▶ _Job_
In full and without deviation, write out the entries that follow.

Source code of charts
-.-.-
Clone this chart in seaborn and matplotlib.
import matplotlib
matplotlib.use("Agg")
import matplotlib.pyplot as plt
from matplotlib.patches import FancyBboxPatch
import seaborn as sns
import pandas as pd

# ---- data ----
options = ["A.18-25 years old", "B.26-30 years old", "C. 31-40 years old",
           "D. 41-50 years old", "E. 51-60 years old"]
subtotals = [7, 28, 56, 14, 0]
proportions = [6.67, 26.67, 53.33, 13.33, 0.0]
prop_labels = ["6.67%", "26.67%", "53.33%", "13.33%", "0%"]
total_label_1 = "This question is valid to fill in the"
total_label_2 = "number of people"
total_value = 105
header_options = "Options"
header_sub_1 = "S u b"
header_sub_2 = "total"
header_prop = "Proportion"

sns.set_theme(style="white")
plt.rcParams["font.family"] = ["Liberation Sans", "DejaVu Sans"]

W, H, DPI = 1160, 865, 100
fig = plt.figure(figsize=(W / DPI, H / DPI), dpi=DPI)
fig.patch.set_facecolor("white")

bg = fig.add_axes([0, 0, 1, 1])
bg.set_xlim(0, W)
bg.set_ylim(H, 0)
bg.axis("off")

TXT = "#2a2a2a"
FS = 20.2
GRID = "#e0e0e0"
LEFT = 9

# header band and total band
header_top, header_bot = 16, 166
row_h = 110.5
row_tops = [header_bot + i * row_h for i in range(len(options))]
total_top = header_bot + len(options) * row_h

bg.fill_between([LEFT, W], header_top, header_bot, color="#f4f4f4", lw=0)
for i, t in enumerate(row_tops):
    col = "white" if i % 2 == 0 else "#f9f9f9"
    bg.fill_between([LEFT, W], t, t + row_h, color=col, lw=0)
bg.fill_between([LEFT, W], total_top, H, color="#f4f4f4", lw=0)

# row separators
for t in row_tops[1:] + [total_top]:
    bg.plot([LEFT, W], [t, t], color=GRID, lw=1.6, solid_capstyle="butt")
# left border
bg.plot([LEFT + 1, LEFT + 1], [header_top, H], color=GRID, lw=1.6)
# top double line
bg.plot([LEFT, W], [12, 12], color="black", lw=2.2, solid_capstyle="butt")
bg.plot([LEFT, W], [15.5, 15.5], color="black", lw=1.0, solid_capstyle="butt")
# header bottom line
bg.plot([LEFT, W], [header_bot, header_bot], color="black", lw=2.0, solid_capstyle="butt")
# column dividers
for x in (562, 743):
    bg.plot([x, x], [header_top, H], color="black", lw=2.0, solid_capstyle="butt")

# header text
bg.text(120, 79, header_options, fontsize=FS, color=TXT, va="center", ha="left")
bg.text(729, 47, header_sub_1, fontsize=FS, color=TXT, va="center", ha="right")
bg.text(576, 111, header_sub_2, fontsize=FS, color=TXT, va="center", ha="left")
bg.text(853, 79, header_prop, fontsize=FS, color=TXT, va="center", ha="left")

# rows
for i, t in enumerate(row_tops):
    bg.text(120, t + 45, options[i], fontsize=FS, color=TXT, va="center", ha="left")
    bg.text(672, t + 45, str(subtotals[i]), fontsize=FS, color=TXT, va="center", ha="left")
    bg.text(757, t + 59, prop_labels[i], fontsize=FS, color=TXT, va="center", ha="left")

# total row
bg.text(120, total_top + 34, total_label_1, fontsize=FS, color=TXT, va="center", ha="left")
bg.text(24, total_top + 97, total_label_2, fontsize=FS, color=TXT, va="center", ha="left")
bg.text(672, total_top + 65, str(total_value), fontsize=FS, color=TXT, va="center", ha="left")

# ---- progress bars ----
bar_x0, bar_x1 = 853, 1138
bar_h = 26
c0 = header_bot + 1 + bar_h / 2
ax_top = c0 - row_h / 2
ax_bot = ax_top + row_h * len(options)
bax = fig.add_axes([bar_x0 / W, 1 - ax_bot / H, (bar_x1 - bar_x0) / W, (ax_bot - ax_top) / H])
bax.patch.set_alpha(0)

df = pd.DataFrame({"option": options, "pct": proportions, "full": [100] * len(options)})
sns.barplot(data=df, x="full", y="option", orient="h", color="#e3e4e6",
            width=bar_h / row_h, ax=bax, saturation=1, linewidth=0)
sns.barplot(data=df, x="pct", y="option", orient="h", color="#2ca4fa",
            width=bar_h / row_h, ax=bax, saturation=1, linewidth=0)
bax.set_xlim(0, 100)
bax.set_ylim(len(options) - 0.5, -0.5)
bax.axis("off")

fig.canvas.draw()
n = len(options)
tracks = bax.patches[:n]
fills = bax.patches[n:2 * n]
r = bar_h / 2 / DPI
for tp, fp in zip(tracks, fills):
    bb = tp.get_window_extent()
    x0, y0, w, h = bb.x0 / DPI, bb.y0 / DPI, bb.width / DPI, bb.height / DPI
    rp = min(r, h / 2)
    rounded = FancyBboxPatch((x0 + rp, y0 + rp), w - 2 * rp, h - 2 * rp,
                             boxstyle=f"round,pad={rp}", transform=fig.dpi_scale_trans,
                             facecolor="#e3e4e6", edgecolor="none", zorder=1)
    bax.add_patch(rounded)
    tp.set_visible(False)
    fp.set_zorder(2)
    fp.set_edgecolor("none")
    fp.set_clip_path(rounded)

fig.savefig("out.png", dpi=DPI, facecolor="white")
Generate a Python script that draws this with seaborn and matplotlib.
-.-.-
▶ _Response to the exercise_
Clone this chart in seaborn and matplotlib.
import matplotlib
matplotlib.use("Agg")
import matplotlib.pyplot as plt
from matplotlib.patches import FancyBboxPatch
import seaborn as sns
import pandas as pd

# ---- data ----
options = ["A.18-25 years old", "B.26-30 years old", "C. 31-40 years old",
           "D. 41-50 years old", "E. 51-60 years old"]
subtotals = [7, 28, 56, 14, 0]
proportions = [6.67, 26.67, 53.33, 13.33, 0.0]
prop_labels = ["6.67%", "26.67%", "53.33%", "13.33%", "0%"]
total_label_1 = "This question is valid to fill in the"
total_label_2 = "number of people"
total_value = 105
header_options = "Options"
header_sub_1 = "S u b"
header_sub_2 = "total"
header_prop = "Proportion"

sns.set_theme(style="white")
plt.rcParams["font.family"] = ["Liberation Sans", "DejaVu Sans"]

W, H, DPI = 1160, 865, 100
fig = plt.figure(figsize=(W / DPI, H / DPI), dpi=DPI)
fig.patch.set_facecolor("white")

bg = fig.add_axes([0, 0, 1, 1])
bg.set_xlim(0, W)
bg.set_ylim(H, 0)
bg.axis("off")

TXT = "#2a2a2a"
FS = 20.2
GRID = "#e0e0e0"
LEFT = 9

# header band and total band
header_top, header_bot = 16, 166
row_h = 110.5
row_tops = [header_bot + i * row_h for i in range(len(options))]
total_top = header_bot + len(options) * row_h

bg.fill_between([LEFT, W], header_top, header_bot, color="#f4f4f4", lw=0)
for i, t in enumerate(row_tops):
    col = "white" if i % 2 == 0 else "#f9f9f9"
    bg.fill_between([LEFT, W], t, t + row_h, color=col, lw=0)
bg.fill_between([LEFT, W], total_top, H, color="#f4f4f4", lw=0)

# row separators
for t in row_tops[1:] + [total_top]:
    bg.plot([LEFT, W], [t, t], color=GRID, lw=1.6, solid_capstyle="butt")
# left border
bg.plot([LEFT + 1, LEFT + 1], [header_top, H], color=GRID, lw=1.6)
# top double line
bg.plot([LEFT, W], [12, 12], color="black", lw=2.2, solid_capstyle="butt")
bg.plot([LEFT, W], [15.5, 15.5], color="black", lw=1.0, solid_capstyle="butt")
# header bottom line
bg.plot([LEFT, W], [header_bot, header_bot], color="black", lw=2.0, solid_capstyle="butt")
# column dividers
for x in (562, 743):
    bg.plot([x, x], [header_top, H], color="black", lw=2.0, solid_capstyle="butt")

# header text
bg.text(120, 79, header_options, fontsize=FS, color=TXT, va="center", ha="left")
bg.text(729, 47, header_sub_1, fontsize=FS, color=TXT, va="center", ha="right")
bg.text(576, 111, header_sub_2, fontsize=FS, color=TXT, va="center", ha="left")
bg.text(853, 79, header_prop, fontsize=FS, color=TXT, va="center", ha="left")

# rows
for i, t in enumerate(row_tops):
    bg.text(120, t + 45, options[i], fontsize=FS, color=TXT, va="center", ha="left")
    bg.text(672, t + 45, str(subtotals[i]), fontsize=FS, color=TXT, va="center", ha="left")
    bg.text(757, t + 59, prop_labels[i], fontsize=FS, color=TXT, va="center", ha="left")

# total row
bg.text(120, total_top + 34, total_label_1, fontsize=FS, color=TXT, va="center", ha="left")
bg.text(24, total_top + 97, total_label_2, fontsize=FS, color=TXT, va="center", ha="left")
bg.text(672, total_top + 65, str(total_value), fontsize=FS, color=TXT, va="center", ha="left")

# ---- progress bars ----
bar_x0, bar_x1 = 853, 1138
bar_h = 26
c0 = header_bot + 1 + bar_h / 2
ax_top = c0 - row_h / 2
ax_bot = ax_top + row_h * len(options)
bax = fig.add_axes([bar_x0 / W, 1 - ax_bot / H, (bar_x1 - bar_x0) / W, (ax_bot - ax_top) / H])
bax.patch.set_alpha(0)

df = pd.DataFrame({"option": options, "pct": proportions, "full": [100] * len(options)})
sns.barplot(data=df, x="full", y="option", orient="h", color="#e3e4e6",
            width=bar_h / row_h, ax=bax, saturation=1, linewidth=0)
sns.barplot(data=df, x="pct", y="option", orient="h", color="#2ca4fa",
            width=bar_h / row_h, ax=bax, saturation=1, linewidth=0)
bax.set_xlim(0, 100)
bax.set_ylim(len(options) - 0.5, -0.5)
bax.axis("off")

fig.canvas.draw()
n = len(options)
tracks = bax.patches[:n]
fills = bax.patches[n:2 * n]
r = bar_h / 2 / DPI
for tp, fp in zip(tracks, fills):
    bb = tp.get_window_extent()
    x0, y0, w, h = bb.x0 / DPI, bb.y0 / DPI, bb.width / DPI, bb.height / DPI
    rp = min(r, h / 2)
    rounded = FancyBboxPatch((x0 + rp, y0 + rp), w - 2 * rp, h - 2 * rp,
                             boxstyle=f"round,pad={rp}", transform=fig.dpi_scale_trans,
                             facecolor="#e3e4e6", edgecolor="none", zorder=1)
    bax.add_patch(rounded)
    tp.set_visible(False)
    fp.set_zorder(2)
    fp.set_edgecolor("none")
    fp.set_clip_path(rounded)

fig.savefig("out.png", dpi=DPI, facecolor="white")
Generate a Python script that draws this with seaborn and matplotlib.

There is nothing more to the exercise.